Mediation or negotiation is often preferable when parties seek a faster, less costly resolution and wish to preserve working relationships. These methods provide confidentiality and allow tailored outcomes that a court may not order, and they can be particularly effective for shareholder disputes or contract disagreements where ongoing business relationships matter. However, litigation may be necessary when preliminary measures fail or urgent relief is required. A careful assessment of the dispute’s facts, remedies sought, and the potential impact on business operations helps determine whether negotiation, mediation, or court proceedings will best protect company interests.
When buying or selling business assets, it is important to identify exactly which assets are included, allocate liabilities, and address any needed consents or third-party approvals. Drafting an asset purchase agreement that details inventory, intellectual property, contracts, and equipment prevents misunderstandings and clarifies post-closing obligations for both parties. Buyers should conduct thorough due diligence on titles, lien searches, and contract assignability, while sellers should ensure tax and regulatory issues are resolved. Clear transition provisions for customer relationships and employee matters reduce disruption and support a smoother transfer of operations after closing.
Companies should maintain accurate corporate records, including formation documents, minutes of meetings, shareholder or member resolutions, financial statements, contracts, and material correspondence. These records support regulatory compliance, facilitate due diligence during transactions, and provide evidence of proper governance if disputes arise. Regularly updating contracts, licenses, and employee records also helps ensure compliance with employment and tax obligations. A centralized document retention practice and periodic legal reviews reduce the risk of missed filings or lapses that can expose the company to fines or complicate future transactions.
Buy-sell agreements in family businesses clarify how ownership interests transfer upon death, disability, retirement, or departure. By specifying valuation methods, triggering events, and funding mechanisms, these agreements prevent disputes among heirs or family members and ensure an orderly transition that preserves business continuity and value. Drafting buy-sell provisions with attention to family dynamics and tax consequences helps avoid unintended outcomes. Regular reviews ensure the agreement reflects current ownership, financial conditions, and family intentions, and they provide an effective framework for executing transfers when the time comes.
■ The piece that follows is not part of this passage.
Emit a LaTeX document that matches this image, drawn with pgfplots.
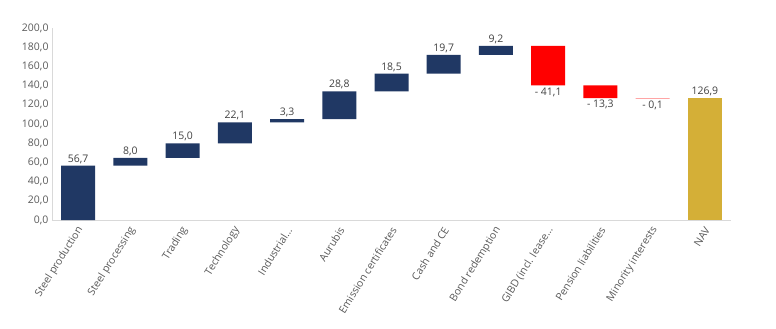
\documentclass[border=0pt]{standalone}
\usepackage{pgfplots}
\pgfplotsset{compat=1.18}
\usepackage{fontspec}
\setmainfont{Open Sans}
\definecolor{navy}{HTML}{203864}
\definecolor{gold}{HTML}{D4AF37}
\definecolor{txt}{HTML}{595959}
\definecolor{lbl}{HTML}{404040}
\definecolor{axl}{HTML}{D9D9D9}
\pgfplotsset{common/.style={at={(0,0)}, anchor=south west, scale only axis,
  width=679bp, height=192bp,
  xmin=-0.5, xmax=12.5, ymin=0, ymax=200}}
\begin{document}
\begin{tikzpicture}
\useasboundingbox (-52bp,-109bp) rectangle (724bp,220bp);
\begin{axis}[common,
  ybar stacked, bar width=34bp,
  ytick={0,20,...,200},
  xtick={0,...,12},
  xticklabels={Steel production, Steel processing, Trading, Technology, Industrial…, Aurubis, Emission certificates, Cash and CE, Bond redemption, GIBD (incl. lease…, Pension liabilities, Minority interests, NAV},
  axis x line*=bottom, axis y line*=left,
  axis line style={draw=axl, line width=0.8bp},
  major tick length=0pt,
  /pgf/number format/assume math mode=true,
  /pgf/number format/.cd, fixed, fixed zerofill, precision=1, use comma,
  /pgfplots/.cd,
  yticklabel style={font=\fontsize{10.5}{12}\selectfont, text=txt},
  xticklabel style={font=\fontsize{10.5}{12}\selectfont, text=txt, yshift=-7bp, xshift=3bp, rotate=58, anchor=east, inner sep=1pt},
]
% invisible base
\addplot[draw=none, fill=none] coordinates {
 (0,0) (1,56.7) (2,64.7) (3,79.7) (4,101.8) (5,105.1)
 (6,133.9) (7,152.4) (8,172.1) (9,140.2) (10,126.9)
 (11,126.8) (12,0)};
% positive contributions
\addplot[draw=none, fill=navy] coordinates {
 (0,56.7) (1,8.0) (2,15.0) (3,22.1) (4,3.3)
 (5,28.8) (6,18.5) (7,19.7) (8,9.2) (9,0)
 (10,0) (11,0) (12,0)};
% negative contributions
\addplot[draw=none, fill=red] coordinates {
 (0,0) (1,0) (2,0) (3,0) (4,0) (5,0) (6,0) (7,0) (8,0)
 (9,41.1) (10,13.3) (11,0.1) (12,0)};
% NAV
\addplot[draw=none, fill=gold] coordinates {
 (0,0) (1,0) (2,0) (3,0) (4,0) (5,0) (6,0) (7,0) (8,0)
 (9,0) (10,0) (11,0) (12,126.9)};
\end{axis}
\begin{axis}[common, hide axis,
  point meta=explicit symbolic,
  nodes near coords,
  nodes near coords style={font=\fontsize{10.5}{12}\selectfont, text=lbl, inner sep=2pt},
]
\addplot[only marks, mark=none, nodes near coords style={anchor=south}] coordinates {
 (0,56.7) [56,7] (1,64.7) [8,0] (2,79.7) [15,0] (3,101.8) [22,1] (4,105.1) [3,3]
 (5,133.9) [28,8] (6,152.4) [18,5] (7,172.1) [19,7] (8,181.3) [9,2] (12,126.9) [126,9]};
\addplot[only marks, mark=none, nodes near coords style={anchor=north}] coordinates {
 (9,140.2) [- 41,1] (10,126.9) [- 13,3] (11,126.8) [- 0,1]};
\end{axis}
\end{tikzpicture}
\end{document}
Protecting minority owners can include negotiated rights such as approval thresholds for major corporate actions, tag-along rights, information rights, and dispute resolution provisions. These protections ensure minority stakeholders have visibility into major decisions and can exit on fair terms if control changes in ways that affect their interests. Minority owners should seek clear contractual protections and regular reporting obligations to monitor corporate activity. Well-drafted governance documents and remedies for breaches help preserve investor confidence and provide mechanisms to address abuses of majority power without resorting immediately to litigation.